Re: Is validity the real issue?

On Nov 7, 2005, at 11:17 AM, Jens Meiert wrote:

> No. There is also some probability that you cross the city  
> unharmed, as
> there on the other side is the risk that an invalid page might fail in
> certain UAs. And this risk ain't quite low, as you need to  
> anticipate a
> future where more and more UAs behave more and more strict. So that  
> risk is
> definitely high, and the metaphor I used proves useful, I fear.

I thought about your analogy last night, and stupidly deleted the  
message I wrote in response because I should only be picking so many  
fights at one time. But there's one thing I should mention here,  
relative to your analogy:

If a government hires a company to build a road from City A to City  
B, and they build the road in a manner that somehow fails to meet the  
government's standards, then the way to resolve it is to keep the  
road closed until it meets those standards (or, if it's not a risk to  
safety, to open the road to traffic on a few lanes, while the company  
repairs what is broken).

But if the government is concerned the road is unsafe, it doesn't  
then open the road, and write a law requiring all the cars on the  
road to shut down when a driver wants to drive on it.

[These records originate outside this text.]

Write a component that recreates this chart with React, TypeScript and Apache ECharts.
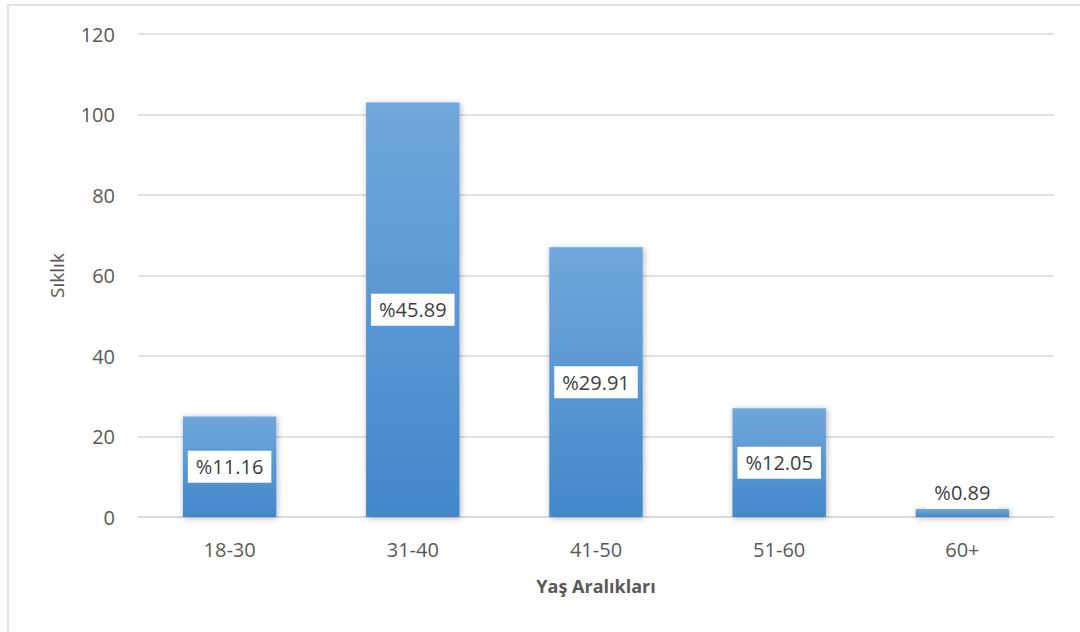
import React, { useEffect, useRef } from "react";
import * as echarts from "echarts";

const categories = ["18-30", "31-40", "41-50", "51-60", "60+"];
const frequencies = [25, 103, 67, 27, 2];
const percentLabels = ["%11.16", "%45.89", "%29.91", "%12.05", "%0.89"];
const yTicks = { min: 0, max: 120, interval: 20 };

export default function App() {
  const ref = useRef<HTMLDivElement>(null);
  useEffect(() => {
    if (!ref.current) return;
    const chart = echarts.init(ref.current, null, { renderer: "svg" });
    const font = "'Open Sans', 'Noto Sans', sans-serif";
    const gradient = new echarts.graphic.LinearGradient(0, 0, 0, 1, [
      { offset: 0, color: "#70a7dc" },
      { offset: 1, color: "#4288ca" },
    ]);
    chart.setOption({
      animation: false,
      backgroundColor: "#ffffff",
      textStyle: { fontFamily: font },
      graphic: [
        {
          type: "rect",
          shape: { x: 8, y: 5, width: 1200, height: 800 },
          style: { fill: "none", stroke: "#d9d9d9", lineWidth: 1.5 },
          silent: true,
        },
      ],
      grid: { left: 138, right: 26, top: 34, bottom: 115 },
      xAxis: {
        type: "category",
        data: categories,
        axisLine: { lineStyle: { color: "#d9d9d9", width: 1.5 } },
        axisTick: { show: false },
        axisLabel: { color: "#595959", fontSize: 20, margin: 22, fontFamily: font },
        name: "Yaş Aralıkları",
        nameLocation: "middle",
        nameGap: 60,
        nameTextStyle: { color: "#595959", fontSize: 18, fontWeight: "bold", fontFamily: font },
      },
      yAxis: {
        type: "value",
        min: yTicks.min,
        max: yTicks.max,
        interval: yTicks.interval,
        axisLine: { show: false },
        axisTick: { show: false },
        splitLine: { lineStyle: { color: "#d9d9d9", width: 1.5 } },
        axisLabel: { color: "#595959", fontSize: 20, margin: 23, fontFamily: font },
        name: "Sıklık",
        nameLocation: "middle",
        nameGap: 72,
        nameTextStyle: { color: "#595959", fontSize: 19, fontFamily: font },
      },
      series: [
        {
          type: "bar",
          barWidth: "51%",
          data: frequencies.map((v, i) => ({
            value: v,
            label: i === frequencies.length - 1 ? { position: "top", distance: 0 } : undefined,
          })),
          itemStyle: {
            color: gradient,
            shadowBlur: 6,
            shadowColor: "rgba(0,0,0,0.3)",
            shadowOffsetX: 1,
            shadowOffsetY: 1,
          },
          label: {
            show: true,
            position: "inside",
            formatter: (p: any) => percentLabels[p.dataIndex],
            color: "#404040",
            fontSize: 20,
            fontFamily: font,
            backgroundColor: "#ffffff",
            padding: [6, 8, 6, 8],
          },
        },
      ],
    });
    return () => chart.dispose();
  }, []);
  return (
    <div
      ref={ref}
      style={{ position: "absolute", left: 0, top: 0, width: 1080, height: 632 }}
    />
  );
}
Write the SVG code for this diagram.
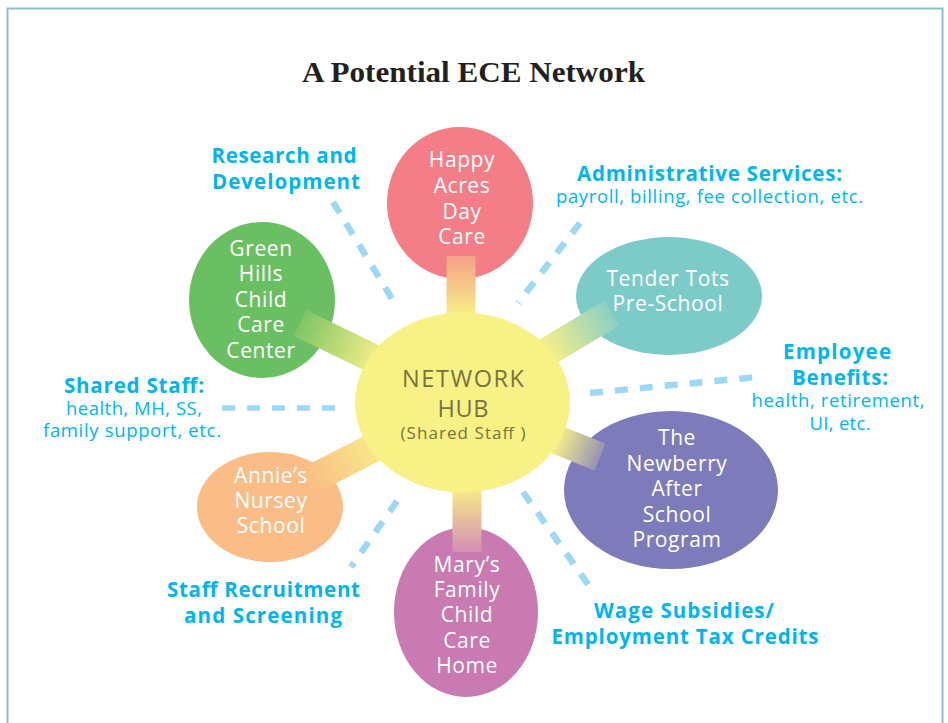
<svg xmlns="http://www.w3.org/2000/svg" width="948" height="723" viewBox="0 0 948 723">
<style>
.node-text{font-family:"Open Sans","Noto Sans",sans-serif;font-size:21px;fill:#ffffff;text-anchor:middle;letter-spacing:0.6px}
.hub-text{font-family:"Open Sans","Noto Sans",sans-serif;fill:#76743d;text-anchor:middle}
.lbl{font-family:"Open Sans","Noto Sans",sans-serif;font-size:20.5px;font-weight:bold;fill:#00b5ef;text-anchor:middle}
.sub{font-family:"Open Sans","Noto Sans",sans-serif;font-size:18.5px;fill:#00b5ef;text-anchor:middle}
.dash{stroke:#9dd8f6;stroke-width:6.5;stroke-dasharray:13 12;fill:none}
.bar{stroke-width:29;fill:none}
</style>
<defs>
<linearGradient id="gHappy" gradientUnits="userSpaceOnUse" x1="461" y1="256" x2="461" y2="314"><stop offset="0" stop-color="#f4a086"/><stop offset="1" stop-color="#f8ee88"/></linearGradient>
<linearGradient id="gGreen" gradientUnits="userSpaceOnUse" x1="300" y1="323" x2="378" y2="360"><stop offset="0" stop-color="#7fc566"/><stop offset="1" stop-color="#f5ef88"/></linearGradient>
<linearGradient id="gTender" gradientUnits="userSpaceOnUse" x1="612" y1="313" x2="548" y2="350"><stop offset="0" stop-color="#8ccfc4"/><stop offset="1" stop-color="#f4ef8a"/></linearGradient>
<linearGradient id="gNew" gradientUnits="userSpaceOnUse" x1="600" y1="457" x2="558" y2="440"><stop offset="0" stop-color="#9693b6"/><stop offset="1" stop-color="#f4ec8a"/></linearGradient>
<linearGradient id="gAnnie" gradientUnits="userSpaceOnUse" x1="310" y1="480" x2="375" y2="448"><stop offset="0" stop-color="#f9bf84"/><stop offset="1" stop-color="#f8e88a"/></linearGradient>
<linearGradient id="gMary" gradientUnits="userSpaceOnUse" x1="467" y1="552" x2="467" y2="492"><stop offset="0" stop-color="#d28fb6"/><stop offset="1" stop-color="#f6e68a"/></linearGradient>
</defs>
<rect x="7.5" y="8.5" width="935" height="740" fill="#ffffff" stroke="#8bbdc5" stroke-width="2"/>
<text x="473.5" y="82" font-family="'Liberation Serif',serif" font-weight="bold" font-size="30" fill="#231f20" text-anchor="middle" textLength="343" lengthAdjust="spacingAndGlyphs">A Potential ECE Network</text>

<g id="node-happy-acres"><ellipse cx="460" cy="203" rx="73" ry="76" fill="#f37e87"/></g>
<g id="node-green-hills"><ellipse cx="262" cy="300" rx="73" ry="78" fill="#6bbf63"/></g>
<g id="node-tender-tots"><ellipse cx="669" cy="296" rx="93" ry="59" fill="#7ccbc8"/></g>
<g id="node-newberry"><ellipse cx="671" cy="490" rx="107" ry="79" fill="#7d7bba"/></g>
<g id="node-annies"><ellipse cx="270" cy="507" rx="73" ry="55" fill="#fabd87"/></g>
<g id="node-marys"><ellipse cx="466" cy="612" rx="72" ry="85" fill="#c97ab1"/></g>

<g id="connectors">
<line class="bar" stroke="url(#gHappy)" x1="461" y1="256" x2="461" y2="402"/>
<line class="bar" stroke="url(#gGreen)" x1="300" y1="323" x2="463" y2="402"/>
<line class="bar" stroke="url(#gTender)" x1="612" y1="313" x2="463" y2="402"/>
<line class="bar" stroke="url(#gNew)" x1="600" y1="457" x2="463" y2="402"/>
<line class="bar" stroke="url(#gAnnie)" x1="310" y1="480" x2="463" y2="402"/>
<line class="bar" stroke="url(#gMary)" x1="467" y1="552" x2="467" y2="402"/>
<line class="dash" x1="333" y1="202" x2="397" y2="307"/>
<line class="dash" x1="580" y1="223" x2="518" y2="303"/>
<line class="dash" x1="590" y1="393" x2="757" y2="377"/>
<line class="dash" x1="222" y1="408" x2="338" y2="408" style="stroke-width:5.5"/>
<line class="dash" x1="397" y1="501" x2="351" y2="567"/>
<line class="dash" x1="523" y1="492" x2="592" y2="590"/>
</g>

<g id="node-hub">
<ellipse cx="462.5" cy="402.5" rx="107.5" ry="90" fill="#f8f186"/>
<text class="hub-text" x="463" y="387" font-size="23.5" textLength="122">NETWORK</text>
<text class="hub-text" x="463" y="417" font-size="23.5" textLength="51">HUB</text>
<text class="hub-text" x="463" y="439" font-size="17" textLength="125">(Shared Staff )</text>
</g>

<g id="node-text-happy"><text class="node-text" x="462" y="167">Happy</text><text class="node-text" x="462" y="193">Acres</text><text class="node-text" x="462" y="219">Day</text><text class="node-text" x="462" y="244">Care</text></g>
<g id="node-text-green"><text class="node-text" x="261" y="256">Green</text><text class="node-text" x="261" y="281">Hills</text><text class="node-text" x="261" y="307">Child</text><text class="node-text" x="261" y="332">Care</text><text class="node-text" x="261" y="358">Center</text></g>
<g id="node-text-tender"><text class="node-text" x="668" y="286">Tender Tots</text><text class="node-text" x="668" y="311">Pre-School</text></g>
<g id="node-text-newberry"><text class="node-text" x="677" y="445">The</text><text class="node-text" x="677" y="471">Newberry</text><text class="node-text" x="677" y="496">After</text><text class="node-text" x="677" y="522">School</text><text class="node-text" x="677" y="547">Program</text></g>
<g id="node-text-annies"><text class="node-text" x="271" y="483">Annie’s</text><text class="node-text" x="271" y="508">Nursey</text><text class="node-text" x="271" y="533">School</text></g>
<g id="node-text-marys"><text class="node-text" x="467" y="572">Mary’s</text><text class="node-text" x="467" y="597">Family</text><text class="node-text" x="467" y="622">Child</text><text class="node-text" x="467" y="648">Care</text><text class="node-text" x="467" y="673">Home</text></g>

<g id="label-research"><text class="lbl" x="284" y="163" textLength="145">Research and</text><text class="lbl" x="286" y="189" textLength="148">Development</text></g>
<g id="label-admin"><text class="lbl" x="709.5" y="181" textLength="265">Administrative Services:</text><text class="sub" x="709.5" y="203" textLength="307">payroll, billing, fee collection, etc.</text></g>
<g id="label-benefits"><text class="lbl" x="837" y="359" textLength="108">Employee</text><text class="lbl" x="840" y="385" textLength="96">Benefits:</text><text class="sub" x="838" y="407" textLength="173">health, retirement,</text><text class="sub" x="840" y="430" textLength="61">UI, etc.</text></g>
<g id="label-shared"><text class="lbl" x="134" y="393" textLength="140">Shared Staff:</text><text class="sub" x="134" y="415" textLength="136">health, MH, SS,</text><text class="sub" x="132" y="437" textLength="178">family support, etc.</text></g>
<g id="label-recruit"><text class="lbl" x="263.5" y="597" textLength="193">Staff Recruitment</text><text class="lbl" x="263" y="623" textLength="158">and Screening</text></g>
<g id="label-wage"><text class="lbl" x="684" y="618" textLength="180">Wage Subsidies/</text><text class="lbl" x="685" y="644" textLength="267">Employment Tax Credits</text></g>
</svg>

The car  
operates for the user's benefit, not the road or the construction  
crew or the government. Cars are also designed to deal with problems,  
within certain tolerances: that is, they don't explode when you hit a  
crack in the road, or when there are 28cm of asphalt on the road  
instead of 30cm.

That's my beef with instructing user agents to shut down when they  
encounter malformed content. It punishes the user for the sins of the  
content producer, no matter how small. The best way to enforce well- 
formed content would be to have the server check all fragments that  
are published, before they are made available to users.